Code that draws figures
+++

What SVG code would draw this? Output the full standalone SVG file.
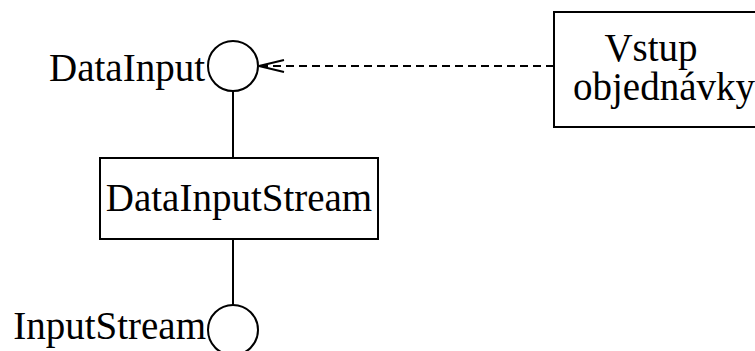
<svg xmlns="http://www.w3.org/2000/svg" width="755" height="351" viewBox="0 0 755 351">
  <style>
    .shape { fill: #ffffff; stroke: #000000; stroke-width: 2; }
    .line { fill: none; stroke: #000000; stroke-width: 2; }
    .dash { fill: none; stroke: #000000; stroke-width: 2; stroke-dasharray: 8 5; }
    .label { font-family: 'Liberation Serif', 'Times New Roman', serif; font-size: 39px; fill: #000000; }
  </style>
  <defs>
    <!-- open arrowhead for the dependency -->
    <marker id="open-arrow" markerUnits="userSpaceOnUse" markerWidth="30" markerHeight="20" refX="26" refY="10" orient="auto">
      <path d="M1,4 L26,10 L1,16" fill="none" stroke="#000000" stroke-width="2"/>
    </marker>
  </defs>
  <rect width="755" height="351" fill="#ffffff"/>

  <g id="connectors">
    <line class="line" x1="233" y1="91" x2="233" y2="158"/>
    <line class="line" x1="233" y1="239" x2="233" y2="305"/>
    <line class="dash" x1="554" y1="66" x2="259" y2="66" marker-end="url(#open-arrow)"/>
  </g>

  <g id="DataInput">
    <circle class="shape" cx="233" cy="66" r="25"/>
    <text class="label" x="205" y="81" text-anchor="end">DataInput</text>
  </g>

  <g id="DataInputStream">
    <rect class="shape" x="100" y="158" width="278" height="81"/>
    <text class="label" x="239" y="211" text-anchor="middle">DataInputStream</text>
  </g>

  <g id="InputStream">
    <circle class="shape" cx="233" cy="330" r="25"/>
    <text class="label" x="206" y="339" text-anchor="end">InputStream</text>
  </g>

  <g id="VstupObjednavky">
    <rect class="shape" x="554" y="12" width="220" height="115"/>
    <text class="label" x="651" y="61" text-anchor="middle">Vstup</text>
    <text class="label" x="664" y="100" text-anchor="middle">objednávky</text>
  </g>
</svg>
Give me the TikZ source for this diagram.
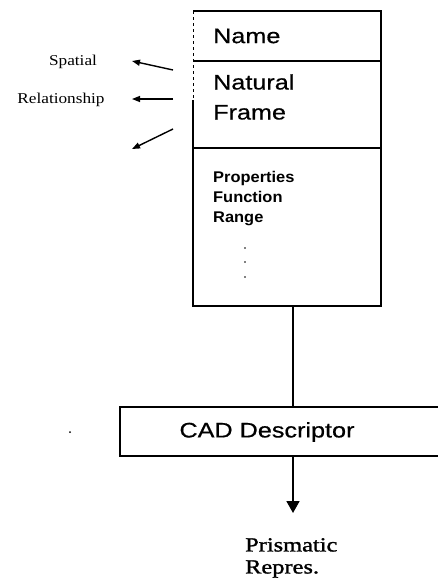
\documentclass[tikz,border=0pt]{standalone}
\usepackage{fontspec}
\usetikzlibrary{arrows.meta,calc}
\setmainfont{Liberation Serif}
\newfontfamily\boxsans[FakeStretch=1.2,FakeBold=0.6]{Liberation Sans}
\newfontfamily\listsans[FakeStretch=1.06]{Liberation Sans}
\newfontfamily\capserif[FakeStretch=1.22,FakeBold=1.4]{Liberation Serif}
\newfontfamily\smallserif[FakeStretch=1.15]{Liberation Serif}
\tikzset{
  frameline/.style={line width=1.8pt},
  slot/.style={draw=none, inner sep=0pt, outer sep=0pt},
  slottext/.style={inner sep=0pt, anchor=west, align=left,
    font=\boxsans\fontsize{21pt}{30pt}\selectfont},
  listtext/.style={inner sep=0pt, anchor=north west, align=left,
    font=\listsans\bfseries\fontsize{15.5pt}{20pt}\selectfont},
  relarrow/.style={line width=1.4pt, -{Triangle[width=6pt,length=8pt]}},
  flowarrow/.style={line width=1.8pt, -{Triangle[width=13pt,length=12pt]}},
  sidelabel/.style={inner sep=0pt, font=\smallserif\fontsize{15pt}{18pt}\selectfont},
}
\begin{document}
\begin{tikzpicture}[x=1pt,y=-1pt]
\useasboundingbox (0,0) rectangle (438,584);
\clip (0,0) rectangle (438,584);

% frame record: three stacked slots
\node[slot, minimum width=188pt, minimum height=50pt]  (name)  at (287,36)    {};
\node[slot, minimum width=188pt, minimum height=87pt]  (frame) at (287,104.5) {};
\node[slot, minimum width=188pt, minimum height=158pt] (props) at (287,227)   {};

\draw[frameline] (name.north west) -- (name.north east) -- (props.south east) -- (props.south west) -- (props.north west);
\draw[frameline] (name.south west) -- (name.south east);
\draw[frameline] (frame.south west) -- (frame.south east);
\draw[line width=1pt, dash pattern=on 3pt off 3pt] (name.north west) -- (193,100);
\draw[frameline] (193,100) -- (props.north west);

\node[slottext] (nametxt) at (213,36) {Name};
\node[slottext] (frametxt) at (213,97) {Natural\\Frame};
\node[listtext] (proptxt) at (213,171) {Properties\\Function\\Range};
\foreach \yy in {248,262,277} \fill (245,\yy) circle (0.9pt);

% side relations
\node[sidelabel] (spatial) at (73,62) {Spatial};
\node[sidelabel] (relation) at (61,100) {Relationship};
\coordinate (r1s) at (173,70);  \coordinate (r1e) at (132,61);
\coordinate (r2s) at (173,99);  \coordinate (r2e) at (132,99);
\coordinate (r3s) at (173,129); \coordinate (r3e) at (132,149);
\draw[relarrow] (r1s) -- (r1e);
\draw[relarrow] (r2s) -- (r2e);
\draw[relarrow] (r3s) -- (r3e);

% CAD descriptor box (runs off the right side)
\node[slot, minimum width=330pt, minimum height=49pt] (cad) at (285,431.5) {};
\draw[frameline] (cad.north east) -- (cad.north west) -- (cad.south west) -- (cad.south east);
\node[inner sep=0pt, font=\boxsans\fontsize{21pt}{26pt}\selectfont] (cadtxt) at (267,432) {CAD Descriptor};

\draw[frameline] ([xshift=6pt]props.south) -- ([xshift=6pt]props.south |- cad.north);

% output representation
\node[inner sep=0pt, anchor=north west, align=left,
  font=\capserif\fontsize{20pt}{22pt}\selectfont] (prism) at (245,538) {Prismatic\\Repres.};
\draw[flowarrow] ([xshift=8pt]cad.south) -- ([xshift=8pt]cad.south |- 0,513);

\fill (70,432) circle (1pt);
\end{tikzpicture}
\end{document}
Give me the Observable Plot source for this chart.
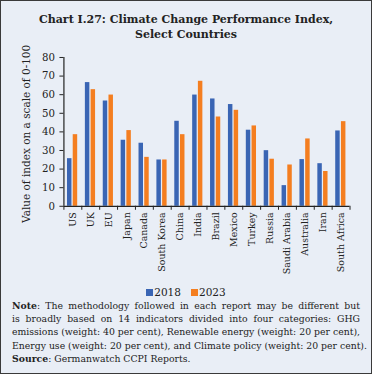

+++

Quote the data above in full and without alteration; skip the pictures.

What SVG code would draw this? Output the full standalone SVG file.
<svg xmlns="http://www.w3.org/2000/svg" width="755" height="351" viewBox="0 0 755 351">
  <style>
    .shape { fill: #ffffff; stroke: #000000; stroke-width: 2; }
    .line { fill: none; stroke: #000000; stroke-width: 2; }
    .dash { fill: none; stroke: #000000; stroke-width: 2; stroke-dasharray: 8 5; }
    .label { font-family: 'Liberation Serif', 'Times New Roman', serif; font-size: 39px; fill: #000000; }
  </style>
  <defs>
    <!-- open arrowhead for the dependency -->
    <marker id="open-arrow" markerUnits="userSpaceOnUse" markerWidth="30" markerHeight="20" refX="26" refY="10" orient="auto">
      <path d="M1,4 L26,10 L1,16" fill="none" stroke="#000000" stroke-width="2"/>
    </marker>
  </defs>
  <rect width="755" height="351" fill="#ffffff"/>

  <g id="connectors">
    <line class="line" x1="233" y1="91" x2="233" y2="158"/>
    <line class="line" x1="233" y1="239" x2="233" y2="305"/>
    <line class="dash" x1="554" y1="66" x2="259" y2="66" marker-end="url(#open-arrow)"/>
  </g>

  <g id="DataInput">
    <circle class="shape" cx="233" cy="66" r="25"/>
    <text class="label" x="205" y="81" text-anchor="end">DataInput</text>
  </g>

  <g id="DataInputStream">
    <rect class="shape" x="100" y="158" width="278" height="81"/>
    <text class="label" x="239" y="211" text-anchor="middle">DataInputStream</text>
  </g>

  <g id="InputStream">
    <circle class="shape" cx="233" cy="330" r="25"/>
    <text class="label" x="206" y="339" text-anchor="end">InputStream</text>
  </g>

  <g id="VstupObjednavky">
    <rect class="shape" x="554" y="12" width="220" height="115"/>
    <text class="label" x="651" y="61" text-anchor="middle">Vstup</text>
    <text class="label" x="664" y="100" text-anchor="middle">objednávky</text>
  </g>
</svg>
Give me the TikZ source for this diagram.
\documentclass[tikz,border=0pt]{standalone}
\usepackage{fontspec}
\usetikzlibrary{arrows.meta,calc}
\setmainfont{Liberation Serif}
\newfontfamily\boxsans[FakeStretch=1.2,FakeBold=0.6]{Liberation Sans}
\newfontfamily\listsans[FakeStretch=1.06]{Liberation Sans}
\newfontfamily\capserif[FakeStretch=1.22,FakeBold=1.4]{Liberation Serif}
\newfontfamily\smallserif[FakeStretch=1.15]{Liberation Serif}
\tikzset{
  frameline/.style={line width=1.8pt},
  slot/.style={draw=none, inner sep=0pt, outer sep=0pt},
  slottext/.style={inner sep=0pt, anchor=west, align=left,
    font=\boxsans\fontsize{21pt}{30pt}\selectfont},
  listtext/.style={inner sep=0pt, anchor=north west, align=left,
    font=\listsans\bfseries\fontsize{15.5pt}{20pt}\selectfont},
  relarrow/.style={line width=1.4pt, -{Triangle[width=6pt,length=8pt]}},
  flowarrow/.style={line width=1.8pt, -{Triangle[width=13pt,length=12pt]}},
  sidelabel/.style={inner sep=0pt, font=\smallserif\fontsize{15pt}{18pt}\selectfont},
}
\begin{document}
\begin{tikzpicture}[x=1pt,y=-1pt]
\useasboundingbox (0,0) rectangle (438,584);
\clip (0,0) rectangle (438,584);

% frame record: three stacked slots
\node[slot, minimum width=188pt, minimum height=50pt]  (name)  at (287,36)    {};
\node[slot, minimum width=188pt, minimum height=87pt]  (frame) at (287,104.5) {};
\node[slot, minimum width=188pt, minimum height=158pt] (props) at (287,227)   {};

\draw[frameline] (name.north west) -- (name.north east) -- (props.south east) -- (props.south west) -- (props.north west);
\draw[frameline] (name.south west) -- (name.south east);
\draw[frameline] (frame.south west) -- (frame.south east);
\draw[line width=1pt, dash pattern=on 3pt off 3pt] (name.north west) -- (193,100);
\draw[frameline] (193,100) -- (props.north west);

\node[slottext] (nametxt) at (213,36) {Name};
\node[slottext] (frametxt) at (213,97) {Natural\\Frame};
\node[listtext] (proptxt) at (213,171) {Properties\\Function\\Range};
\foreach \yy in {248,262,277} \fill (245,\yy) circle (0.9pt);

% side relations
\node[sidelabel] (spatial) at (73,62) {Spatial};
\node[sidelabel] (relation) at (61,100) {Relationship};
\coordinate (r1s) at (173,70);  \coordinate (r1e) at (132,61);
\coordinate (r2s) at (173,99);  \coordinate (r2e) at (132,99);
\coordinate (r3s) at (173,129); \coordinate (r3e) at (132,149);
\draw[relarrow] (r1s) -- (r1e);
\draw[relarrow] (r2s) -- (r2e);
\draw[relarrow] (r3s) -- (r3e);

% CAD descriptor box (runs off the right side)
\node[slot, minimum width=330pt, minimum height=49pt] (cad) at (285,431.5) {};
\draw[frameline] (cad.north east) -- (cad.north west) -- (cad.south west) -- (cad.south east);
\node[inner sep=0pt, font=\boxsans\fontsize{21pt}{26pt}\selectfont] (cadtxt) at (267,432) {CAD Descriptor};

\draw[frameline] ([xshift=6pt]props.south) -- ([xshift=6pt]props.south |- cad.north);

% output representation
\node[inner sep=0pt, anchor=north west, align=left,
  font=\capserif\fontsize{20pt}{22pt}\selectfont] (prism) at (245,538) {Prismatic\\Repres.};
\draw[flowarrow] ([xshift=8pt]cad.south) -- ([xshift=8pt]cad.south |- 0,513);

\fill (70,432) circle (1pt);
\end{tikzpicture}
\end{document}
Give me the Observable Plot source for this chart.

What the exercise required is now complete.